When we want to understand the Scriptures correctly, it is necessary that we first read accurately and notice what the text itself does indeed say; then we must read the statement in its context, because only with the context it becomes clear what the statement really means. Also, often the context or sometimes the passage itself shows if and in which way an author has used figures of speech for emphasis of certain points.
Another important matter to be observed for a correct interpretation and understanding of a text is the historic, linguistic and cultural background of that which is recorded in the text. Sometimes people do speak of "context" when they mean this background, e.g. when they mention a "historic context, cultural context", etc. This point really concerns the surroundings or sphere in which those things happened which are recorded and have been written in the text.
As we read the Biblical Scriptures, it is essential that we note the respective historic background of what is said; and there are two important aspects: (a) the historic background of what is recorded in the text and (b) the historic background of when and where the text was written.
To gain a correct understanding of a text we must note the time when the events recorded took place. One must note place something which happened in the days of Abraham into the time of Moses, or events of the times of Jesus back into the times of king David. That would lead undoubtedly to a wrong understanding because recorded events would be historically misplaced and interpreted on the basis of a wrong historic background. References to time in the text will only be understood correctly when the historic background is understood correctly: For example, something which is said to be in the future in records about an event at the time of Abraham may already have come to pass and be in the past in the days of king David; something which a prophet on the OT prophesied as happening in the future may be present or even past during the times of Jesus, etc. Obviously one would gain a wrong understanding if historic background information is not properly noted.

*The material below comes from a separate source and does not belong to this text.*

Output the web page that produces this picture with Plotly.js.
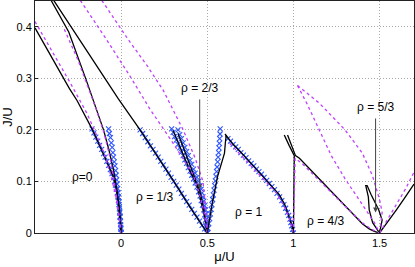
<!DOCTYPE html>
<html><head><meta charset="utf-8">
<script src="https://cdn.plot.ly/plotly-3.0.1.min.js"></script>
<style>html,body{margin:0;padding:0;background:#fff}#c{width:415px;height:267px}</style>
</head><body><div id="c"></div>
<script>
// ---- black solid boundaries ----
const k1x=[-0.5,-0.4,-0.3,-0.256,-0.2,-0.169,-0.125,-0.083,-0.044,-0.023,-0.010,-0.003,0];
const k1y=[0.398,0.339,0.28,0.257,0.223,0.202,0.170,0.139,0.108,0.078,0.047,0.016,0];
const k2x=[-0.406,-0.304,-0.202,-0.102,-0.07,-0.044,-0.025,-0.012,-0.004,0];
const k2y=[0.451,0.39,0.296,0.2,0.16,0.121,0.083,0.05,0.02,0];
const k3x=[-0.391,-0.2,-0.016,0.11,0.2,0.3,0.4,0.5];
const k3y=[0.451,0.355,0.26,0.2,0.155,0.103,0.05,0];
const k4x=[0.302,0.35,0.4,0.456,0.48,0.5];
const k4y=[0.199,0.16,0.12,0.083,0.045,0];
const k5x=[0.33,0.38,0.43,0.465,0.49,0.5];
const k5y=[0.193,0.15,0.105,0.06,0.025,0];
const k6x=[0.5,0.53,0.56,0.585,0.6,0.605,0.61];
const k6y=[0,0.06,0.11,0.14,0.155,0.175,0.19];
const k7x=[0.603,0.65,0.7,0.8,0.86,0.919,0.95,0.975,0.99,1.0];
const k7y=[0.192,0.172,0.155,0.118,0.096,0.074,0.055,0.033,0.016,0];
const k8x=[1.0,1.003,1.005,1.005,0.975,0.947];
const k8y=[0,0.05,0.1,0.15,0.17,0.19];
const k9x=[0.966,0.99,1.012,1.035,1.1,1.2,1.3,1.4,1.44,1.47,1.5];
const k9y=[0.19,0.17,0.15,0.145,0.122,0.088,0.053,0.018,0.008,0.003,0];
const k10x=[1.5,1.46,1.44,1.435,1.42,1.428,1.45,1.47,1.495,1.515,1.5];
const k10y=[0,0.02,0.045,0.07,0.092,0.092,0.075,0.062,0.045,0.025,0];
const k11x=[1.5,1.55,1.6,1.65,1.7];
const k11y=[0,0.022,0.046,0.07,0.095];
// ---- magenta dashed boundaries ----
const m1x=[-0.5,-0.4,-0.3,-0.2,-0.15,-0.1,-0.06,-0.03,-0.01,0];
const m1y=[0.41,0.352,0.294,0.233,0.196,0.155,0.112,0.07,0.03,0];
const m2x=[-0.33,-0.25,-0.2,-0.15,-0.1,-0.06,-0.03,-0.01,0];
const m2y=[0.395,0.335,0.29,0.245,0.195,0.14,0.08,0.03,0];
const m3x=[-0.237,-0.1,0.05,0.168,0.3,0.418,0.46,0.485,0.5];
const m3y=[0.451,0.383,0.305,0.24,0.175,0.113,0.07,0.035,0];
const m4x=[-0.112,0.052,0.15,0.244,0.36,0.43,0.475,0.49,0.5];
const m4y=[0.451,0.37,0.325,0.277,0.2,0.145,0.1,0.05,0];
const m5x=[0.63,0.7,0.8,0.9,0.95,0.98,1.0];
const m5y=[0.174,0.15,0.114,0.078,0.05,0.025,0];
const m6x=[1.0,1.003,1.006,1.01,1.05,1.1,1.2,1.3,1.4,1.45,1.5];
const m6y=[0,0.05,0.1,0.145,0.135,0.118,0.085,0.052,0.02,0.008,0];
const m7x=[1.024,1.08,1.15,1.22,1.3,1.4,1.47,1.5];
const m7y=[0.286,0.25,0.2,0.15,0.105,0.055,0.02,0];
const m8x=[1.024,1.15,1.3,1.4,1.46,1.5,1.515,1.505,1.5];
const m8y=[0.286,0.252,0.2,0.155,0.11,0.065,0.04,0.015,0];
const m9x=[1.5,1.55,1.6,1.65,1.7];
const m9y=[0,0.028,0.055,0.085,0.118];
// ---- blue crosses ----
const b1x=[-0.169,-0.158,-0.147,-0.136,-0.125,-0.113,-0.102,-0.093,-0.083,-0.073,-0.063,-0.053,-0.044,-0.038,-0.033,-0.028,-0.023,-0.019,-0.016,-0.013,-0.010,-0.008,-0.006,-0.004,-0.003,-0.001,0];
const b1y=[0.202,0.194,0.186,0.178,0.170,0.162,0.154,0.147,0.139,0.131,0.123,0.115,0.108,0.100,0.093,0.085,0.078,0.070,0.063,0.055,0.047,0.039,0.031,0.023,0.016,0.008,0];
const b2x=[-0.073,-0.068,-0.062,-0.057,-0.052,-0.048,-0.044,-0.040,-0.036,-0.032,-0.029,-0.026,-0.023,-0.020,-0.017,-0.014,-0.012,-0.010,-0.008,-0.006,-0.004,-0.002,0];
const b2y=[0.202,0.193,0.185,0.175,0.166,0.156,0.147,0.138,0.130,0.121,0.112,0.103,0.095,0.086,0.078,0.069,0.060,0.051,0.042,0.032,0.022,0.011,0];
const b3x=[0.11,0.125,0.14,0.155,0.17,0.185,0.2,0.215,0.23,0.245,0.26,0.275,0.29,0.305,0.32,0.335,0.35,0.365,0.38,0.395,0.41,0.425,0.44,0.455,0.47,0.485,0.5];
const b3y=[0.2,0.193,0.185,0.177,0.169,0.162,0.155,0.147,0.139,0.132,0.124,0.116,0.108,0.1,0.093,0.085,0.077,0.069,0.061,0.054,0.046,0.038,0.031,0.023,0.015,0.008,0];
const b4x=[0.293,0.302,0.31,0.32,0.33,0.34,0.35,0.36,0.37,0.38,0.39,0.4,0.41,0.42,0.43,0.44,0.45,0.458,0.465,0.472,0.48,0.485,0.49,0.495,0.5];
const b4y=[0.202,0.195,0.187,0.18,0.172,0.165,0.157,0.15,0.142,0.135,0.127,0.12,0.112,0.105,0.097,0.089,0.08,0.072,0.063,0.054,0.045,0.035,0.025,0.013,0];
const b5x=[0.33,0.34,0.35,0.36,0.37,0.38,0.39,0.4,0.41,0.42,0.43,0.44,0.45,0.458,0.465,0.47,0.475,0.48,0.485,0.489,0.492,0.495,0.497,0.499,0.5];
const b5y=[0.2,0.191,0.183,0.175,0.166,0.158,0.15,0.141,0.133,0.124,0.116,0.108,0.1,0.092,0.085,0.078,0.07,0.062,0.053,0.045,0.036,0.027,0.018,0.009,0];
const b6x=[0.575,0.574,0.572,0.57,0.568,0.566,0.563,0.56,0.557,0.554,0.55,0.547,0.543,0.539,0.535,0.531,0.527,0.523,0.518,0.514,0.509,0.505,0.5];
const b6y=[0.202,0.192,0.183,0.174,0.165,0.156,0.147,0.138,0.128,0.119,0.11,0.101,0.092,0.083,0.074,0.065,0.055,0.046,0.037,0.028,0.018,0.009,0];
const b7x=[0.62,0.635,0.65,0.665,0.68,0.695,0.71,0.725,0.74,0.755,0.77,0.785,0.8,0.815,0.83,0.845,0.86,0.875,0.89,0.905,0.92,0.933,0.945,0.955,0.965,0.973,0.98,0.985,0.99,0.995,1.0];
const b7y=[0.183,0.178,0.172,0.167,0.162,0.156,0.151,0.146,0.14,0.135,0.13,0.124,0.119,0.114,0.108,0.102,0.096,0.09,0.084,0.077,0.07,0.063,0.055,0.048,0.04,0.034,0.027,0.02,0.014,0.007,0];
// ---- labels ----
const labText=['ρ=0','ρ = 1/3','ρ = 1','ρ = 4/3'];
const labX=[-0.223,0.196,0.74,1.19];
const labY=[0.108,0.069,0.04,0.024];
const arrText=['ρ = 2/3','ρ = 5/3'];
const arrX=[0.456,1.477];
const arrTop=[0.262,0.225];
const arrTip=[0.085,0.04];

const BLACK='#000', MAG='#c040ff', BLUE='rgb(45,85,255)';
const traces=[];
const blues=[[b1x,b1y],[b2x,b2y],[b3x,b3y],[b4x,b4y],[b5x,b5y],[b6x,b6y],[b7x,b7y]];
blues.forEach(([x,y])=>traces.push({x,y,mode:'markers',type:'scatter',
  marker:{symbol:'x-thin-open',size:5,color:BLUE,line:{width:1.1,color:BLUE}},hoverinfo:'skip'}));
const blacks=[[k1x,k1y],[k2x,k2y],[k3x,k3y],[k4x,k4y],[k5x,k5y],[k6x,k6y],[k7x,k7y],[k8x,k8y],[k9x,k9y],[k10x,k10y],[k11x,k11y]];
blacks.forEach(([x,y])=>traces.push({x,y,mode:'lines',type:'scatter',line:{color:BLACK,width:1.3},hoverinfo:'skip'}));
const mags=[[m1x,m1y],[m2x,m2y],[m3x,m3y],[m4x,m4y],[m5x,m5y],[m6x,m6y],[m7x,m7y],[m8x,m8y],[m9x,m9y]];
mags.forEach(([x,y])=>traces.push({x,y,mode:'lines',type:'scatter',line:{color:MAG,width:1.3,dash:'3px,3px'},hoverinfo:'skip'}));

const ann=[];
labText.forEach((t,i)=>ann.push({x:labX[i],y:labY[i],xref:'x',yref:'y',text:t,showarrow:false,font:{size:12,color:'#000'}}));
arrText.forEach((t,i)=>{
  ann.push({x:arrX[i],y:arrTip[i],ax:arrX[i],ay:arrTop[i],axref:'x',ayref:'y',xref:'x',yref:'y',text:'',showarrow:true,
    arrowhead:2,arrowsize:1,arrowwidth:1,arrowcolor:'#444'});
  ann.push({x:arrX[i],y:arrTop[i],xref:'x',yref:'y',text:t,showarrow:false,yanchor:'bottom',yshift:1,font:{size:12,color:'#000'}});
});

const ax={showline:true,mirror:true,linecolor:'#222',linewidth:1,ticks:'inside',ticklen:3,tickcolor:'#222',
  showgrid:true,gridcolor:'#a8a8a8',griddash:'1px,2px',gridwidth:1,zeroline:false,tickfont:{size:11,color:'#000'}};
const layout={width:415,height:267,margin:{l:35,r:1,t:1,b:34},paper_bgcolor:'#fff',plot_bgcolor:'#fff',
  showlegend:false,font:{family:'Liberation Sans, Arial, sans-serif',color:'#000'},
  xaxis:Object.assign({},ax,{range:[-0.5,1.7],tickvals:[0,0.5,1,1.5],ticktext:['0','0.5','1','1.5'],
    title:{text:'μ/U',font:{size:13},standoff:2}}),
  yaxis:Object.assign({},ax,{range:[0,0.45],tickvals:[0,0.1,0.2,0.3,0.4],ticktext:['0','0.1','0.2','0.3','0.4'],
    title:{text:'J/U',font:{size:13},standoff:2}}),
  annotations:ann};
Plotly.newPlot('c',traces,layout,{staticPlot:true,displayModeBar:false});
</script></body></html>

Equally important is to note the time when a book was written, so that one may correctly interpret from the perspective of the author and writer any time references made in the text. What was past at the time of writing of the book will certainly still be past at the time we today are reading the text. However, what was in the present time at the time of writing is also already past at the time we now are reading the text, even though it could but does not have to be present nowadays. Even that which was in the future at the time of writing may perhaps already now at the time when we read it be in the past. We can see that it is absolutely necessary to carefully note these aspects of the historic background of a text in order to arrive at a correct understanding of what we read.
When we are dealing with the books of the Bible, we not only must observe that we have texts before our eyes which were written about 2000 years ago (and some even a lot earlier), but we must also carefully observe that the things which are recorded for the most part happened in an entirely different cultural setting from what we have today, for example in central Europe.
It may well be that a lot of what we read in the Scriptures in the Bible, in paticular in the OT Scriptures, may be totally foreign to us today. Thus we must be careful to understand the recorded actions and conduct of people and the circumstances of their lives in light of the cultural background of the eastern or oeriental world of that time. Even in the OT Scriptures quite different cultural backgrounds have effect, for example if we read about a nomadic people or about the kingdom of the pharaoh in Egypt. The cultural background of records about the days of king David is a different one from what we read in records in the NT Scriptures 1000 years laer at the times of the Roman Empire.
The linguistic background of a text also is of great importance. The Biblical Scriptures were not written in our modern day languages with which we are familiar, but rather were originally written in Hebrew, Aramaic and Greek. Also, these languages have undergone changes in the course of the centuries, Aramaic perhaps very little. Thus we need to note that we are reading translations into our languages when we read our Bibles today, and it is clear that a translation is not necessarily always entirely correct. When we read some things which appear "awkward" or "strange" to us, it oculd be because an expression which was rather "normal" in the original language does not have a true equivalent in our language of today, etc.
The manner in which people express and describe certain things in their language may be quite different from one language to another. On the one hand, this could be due to simple linguistic reasons because the vocabulary or grammar is different in the languages involved; on the other hand, the respective cultural background may have influence on the use of language. We must be careful with the Scriptures in the Bible that we observe and endeavor to understand what we read in light of the languages used in biblical times and lands.